Discover shortcuts and tips for maximising the dynamic range of your photos in this short video by Julieanne Kost, Adobe’s Principal Evangelist for Photoshop and Lightroom.
Always check the histogram before you print.
Your photo might look perfect on your screen, but when you print it, you find that you’ve clipped blacks and whites. Photographers can make great use of pure black, but blown-out highlights can be especially distracting, as the eye is drawn to places where no ink has been laid on the paper. “I tell my students, if they’re going to print, always look at the histogram first,” photographer and teacher Tina Tryforos says. “Then adjust the right and left sliders to ensure that you have a full tonal range in your print.”

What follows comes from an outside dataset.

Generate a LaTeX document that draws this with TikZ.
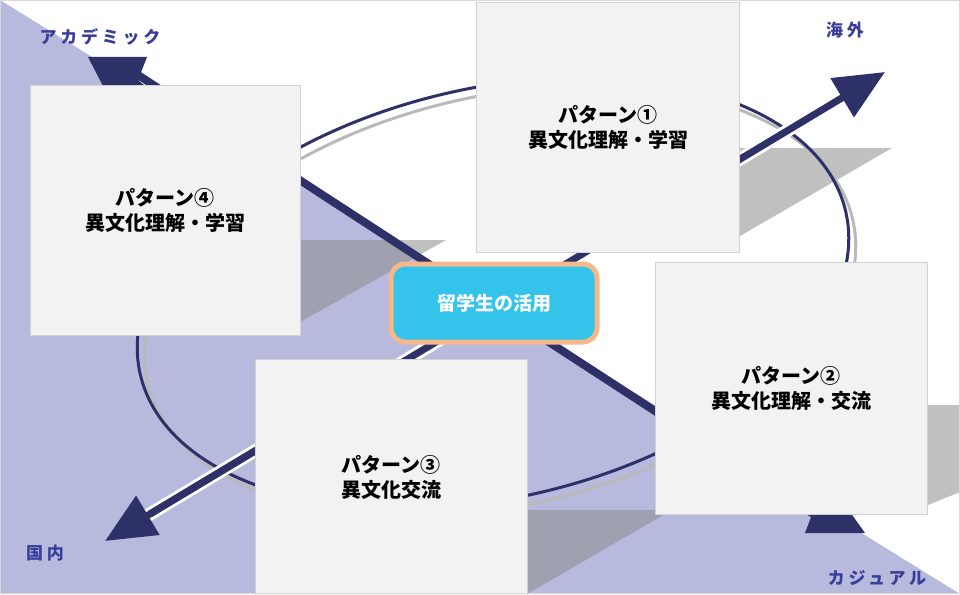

When you print, if your photo’s colours look vastly different from what you expected, you might need to calibrate your monitor. Mac and Windows machines offer colour calibration tools, but truly accurate calibration requires a colorimeter. These devices measure your screen’s colours against industry colour standards and create a unique colour profile for your monitor.
With an accurate colour profile, as well as a balanced histogram, you can capture the full dynamic range of your photos. You’ll avoid any unpleasant surprises when you print and trust that you’ve maintained shadow and highlight detail when you share images online. And by making the histogram part of your process while shooting, you’ll have better images before you even begin editing.